Only a few studies have examined the effects of ambient sounds like this one. “Navy research on the impact of sound on marine mammals involves controlled studies with loud sounds where the animals are being observed and recorded,” Mann said. “Ambient noise from shipping is ever-present, and it is hard to do controlled research.”

Another study, published in 2012, examined a relative period of ambient quiet, when ship traffic ceased after the Sept. 11, 2001, terrorist attacks. Along with a 6 dB decrease in noise, stress hormones dropped in the feces of North Atlantic right whales. This suggests that “when ambient noise dropped precipitously, the whales were far less stressed,” Mann said.

Halfway across the globe from Maryland, in Japan, researchers recently monitored humpback whales near a remote shipping lane — a single passenger-cargo liner traveled through the area once each day. Two recorders captured the sounds of the cargo liner and nearby whales. When the ship passed by, “humpback whales seemed to stop singing temporarily,” the study authors reported in their study published Wednesday in PLOS One.

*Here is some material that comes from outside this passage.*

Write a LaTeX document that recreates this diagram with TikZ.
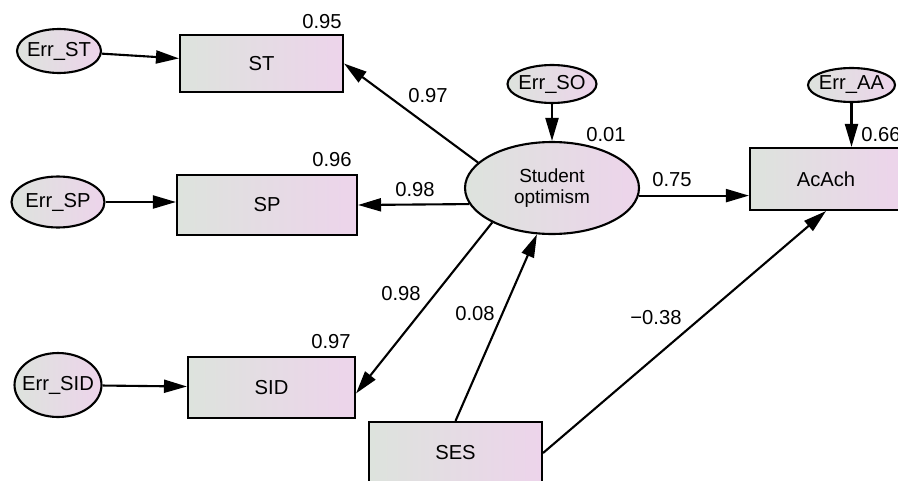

This paper was unusual because “there are not so many studies based on a direct and quantitative approach,” said Sadaharu Koga, a chief scientist at the Japan Ship Technology Research Association. (Koga was not directly involved with this research but members of his organization were.) It is unclear how damaging the cetaceans’ cessations are, but previous studies show that “singing behavior is related to the breeding strategies of male whales,” Koga said. Songs are a way for males to advertise their presence and attract female whales.

“The water is a perfect medium for conducting sound, which is great if you are a fin whale that needs to find a mate 100 miles away,” Mann said, “but not so great if there are loud human-made sounds that interfere with your attempts to find a date.”

In 2016, the Obama White House directed the National Oceanic and Atmospheric Administration to create high-level guidelines to reduce ocean noise. NOAA finalized its road map in September 2016. NOAA’s Ocean Noise Strategy is a “10-year vision” to understand and manage ocean noise, said Jason Gedamke, manager of the agency’s Fisheries Ocean Acoustics Program.

NOAA has already established a Noise Reference Station Network, which comprises 12 monitoring sites across U.S. waters, and a Passive Acoustic Data Archive that includes a map where the public can observe the location of data collection sites. “Implementation is still ongoing,” Gedamke said, and it “will continue on for the foreseeable future.”